Turbomachinery research has been a particular area of specialisation at Durham since the 1960s, led successively by Harry Marsh, David Gregory-Smith, Li He and currently by Simon Hogg, who joined Durham from ALSTOM. Work in recent years includes pioneering development of computational fluid dynamics methods for fluid-structure interaction including codes for flutter prediction in turbine blade rows used widely by industry, and award winning work by Ingram and Gregory-Smith on 3-D turbine blade passage end-wall design in collaboration with Rolls-Royce.
The strategy for the next phase of development is to re-focus turbomachinery research towards power generation turbines, with a specific (though not exclusive) focus on steam turbines. This will complement the other activities within the Durham Energy Institute. Research collaborations are being strengthened and new programmes are being established with the major global steam turbine equipment suppliers.
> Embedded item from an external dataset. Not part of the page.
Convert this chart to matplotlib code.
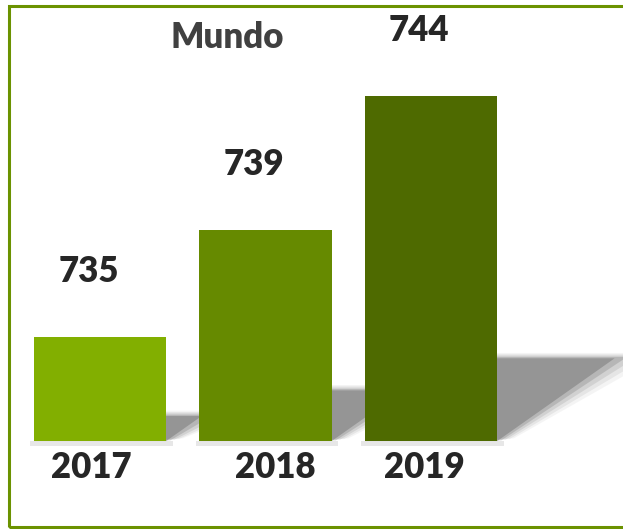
import matplotlib
matplotlib.use("Agg")
import matplotlib.pyplot as plt
from matplotlib.patches import Polygon, Rectangle

# datos
anios = ["2017", "2018", "2019"]
valores = [735, 739, 744]
colores = ["#82AF00", "#668A00", "#4E6A00"]
titulo = "Mundo"

base = 731.1          # base visual de las barras
ancho = 0.8
desp_anio = [-0.05, 0.06, -0.04]   # pequeño desplazamiento de etiquetas

fig = plt.figure(figsize=(6.23, 5.29), dpi=100)
ax = fig.add_axes([0, 0, 1, 1])
ax.set_xlim(-0.604, 3.16)
ax.set_ylim(base - 3.29, base + 16.5)
ax.axis("off")

x = list(range(len(valores)))

# sombras (capas con alpha para simular desenfoque)
for xi, v in zip(x, valores):
    h = v - base
    xl, xr = xi - ancho / 2, xi + ancho / 2
    ytop = base + 0.24 * h
    dx = 0.055 * h
    for k, a in enumerate([0.08, 0.12, 0.18, 0.3, 0.55]):
        g = (4 - k) * 0.025
        pts = [(xl, base + g), (xr + g, base + g),
               (xr + dx + g * 3, ytop + g * 2), (xl + dx, ytop + g * 2)]
        ax.add_patch(Polygon(pts, closed=True, color="#7a7a7a", alpha=a,
                             lw=0, zorder=1))
    ax.add_patch(Rectangle((xl - 0.02, base - 0.18), ancho + 0.06, 0.18,
                           color="#bdbdbd", alpha=0.35, lw=0, zorder=1))

ax.bar(x, [v - base for v in valores], bottom=base, width=ancho,
       color=colores, zorder=3)

fuente = "Lato"
for xi, v, a, d in zip(x, valores, anios, desp_anio):
    ax.text(xi - 0.07, v + 2.45, str(v), ha="center", va="center",
            fontsize=25, fontweight="heavy", color="#262626", family=fuente)
    ax.text(xi + d, base - 1.0, a, ha="center", va="center",
            fontsize=25, fontweight="heavy", color="#262626", family=fuente)

fig.text(227 / 623, 1 - 37 / 529, titulo, ha="center", va="center",
         fontsize=25, fontweight="heavy", color="#404040", family=fuente)

# marco verde
fig.patches.append(Rectangle((9 / 623, 2 / 529), 1.2, 521 / 529,
                             transform=fig.transFigure, fill=False,
                             edgecolor="#6B9200", lw=2.2, zorder=10))

fig.savefig("out.png", dpi=100, facecolor="white")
Current areas of activity are aimed at increasing the efficiency of steam turbine components for cleaner power and the development of next generation turbine designs which can operate more flexibly to meet the variable supply requirements of the future, due to the growth in generation from intermittent renewable sources (e.g. wind turbines) on electricity grids. Current research topics under investigation include:
- 3-D blade design.
- Studies to improve the flow in the diffuser/exhaust hood of low pressure steam turbine cylinders.
- Turbine stage leakage loss reduction through the development of improved aerodynamic sealing technologies and reduced leakage interaction losses.
- Deposition studies on steam turbine blades and the development of techniques to reduce the impact of deposits on turbine performance.
- Instrumentation development for laboratory (Durham has dedicated clean room facilities for micro-instrumentation development) and on-site testing of turbine components.
- Thermodynamic and economic assessment of turbine design changes required to meet the more flexible operating requirements of electricity grids of the future, which have much greater contributions from intermittent renewable sources of energy.
Durham staff have extensive turbomachinery experience running research projects for industry (including Rolls-Royce, Alstom, Siemens and GE) and the majority of Durham staff in this area have previously been directly employed by turbomachinery manufacturers or by operators. Dr Hogg is currently chairman of ASME Power Turbines Generators and Auxiliaries Committee, a member of BSI MCE13 steam turbine codes and standards committee and has also recently been invited to join ASME's Turbine Water Damage Prevention Committee. Dr Ingram is the winner of the 2008 PE Publishing Award for best paper in the Journal of Power and Energy and is a member of the IGTI Turbomachinery Committee. He has also published an introductory text about turbomachinery. Dr Sims-Williams, who has previously undertaken blade design and the development of steam-path design tools for Alstom and Dr Dominy, brings particular expertise in high mach number flows and 3D annular flows (eg: through work with Rolls-Royce).